Document records can carry:

  • Name: display name for the file.
  • File link: stored file reference and MIME type.
  • Organization: owning organization.
  • Created by: user who uploaded or created it.
  • Customer: optional customer link.
  • Project: optional project link.
  • Event: optional event link.
  • Tags: document-specific tags.
  • Assigned users: internal users responsible for or allowed to work with the document.
  • Assigned customers: contacts connected to the document.
  • Protocols: interactions that reference the document.

Document Sources

The document list can include more than one source type:

  • Document records: first-class CRM document library entries.
  • Tile PDFs: legacy or tile-based PDF files surfaced from landing page/tile context when the document list includes tile PDFs.

This distinction matters in support: a tile PDF may link back to a landing page, place, or tile rather than a normal document detail record.

Where Documents Appear

Documents can be opened from:

  • Organization document library.
  • Customer detail document tab.
  • Project document tab.
  • Event detail context.
  • Protocol details where a document was attached.
  • Source links such as landing page PDF tile context.

If a file appears in one place but not another, check which entity it is linked to.

Creating And Editing Documents

Users with document edit permission can create documents by uploading a file and assigning metadata.

Common editable relationships:

  • Customer.
  • Project.
  • Event.
  • Tags.
  • Assigned users.
  • Assigned customers.

Changing a document's links can affect where it appears. For example, removing the project link can remove it from the project document tab while the document remains in the organization library.

Documents And Protocols

Protocols can include file attachments. Those files can show up as related document context depending on how they were stored and linked.

This relationship helps explain:

  • Meeting notes with attached PDFs.
  • Contracts attached to a call protocol.
  • Event or project documents referenced from an interaction.
  • Files that appear in a document detail page with protocol references.

Documents And Projects

Project documents keep delivery artifacts in one place. Common examples:

  • Proposals.
  • Agreements.
  • Schedules.
  • Sponsor assets.
  • Floor plans.
  • Project briefs.
  • Post-event reports.

Project document visibility still depends on document permissions, even if the user can open the project.

Documents And Events

Event-linked documents can support attendee operations, internal planning, or guest-facing materials. For example:

  • Name label templates.
  • Event programs.
  • Ticketing instructions.
  • Speaker files.
  • Venue documents.
  • Internal run sheets.

Support should check whether the document is linked to the event itself, its project, a customer, or a protocol.

Permissions

Document navigation appears when the user can list or read documents. Creating, editing, deleting, and assigning documents depend on document permissions.

Document access may also be limited by assigned-only scope.

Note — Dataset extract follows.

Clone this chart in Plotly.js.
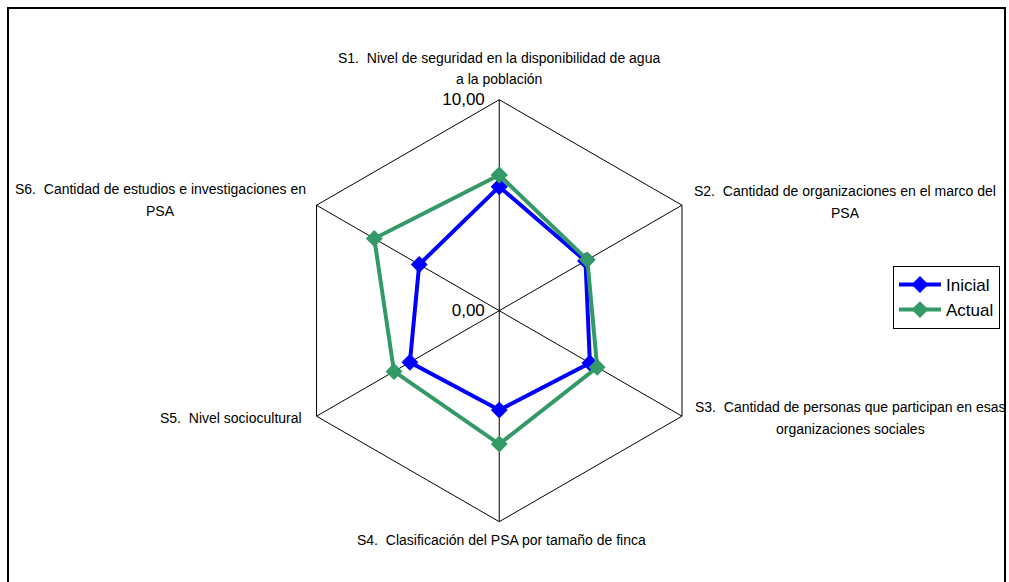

In that case, a user may only see documents assigned to them, assigned to their customer/member context, or linked through records they are allowed to access.

Common Support Scenarios

A document is missing

First verify the active organization, document permissions, and assigned-only document scope. Then compare the organization library with filtered customer, project, or event tabs; clear search and tag filters; and confirm whether the file is a tile PDF rather than a first-class document.

A document appears under the wrong source

Check the document's customer, project, event, and protocol relationships. The source label often reflects the most specific relationship the list can resolve.

A user cannot upload or edit documents

Check document edit permission and whether the user is blocked or limited by assigned-only scope.

A tile PDF cannot be edited like a normal document

Tile PDFs originate from landing page/tile context. Open the related landing page, tile, place, or PDF tile configuration if the source points there.

Related concepts: Customers, Events.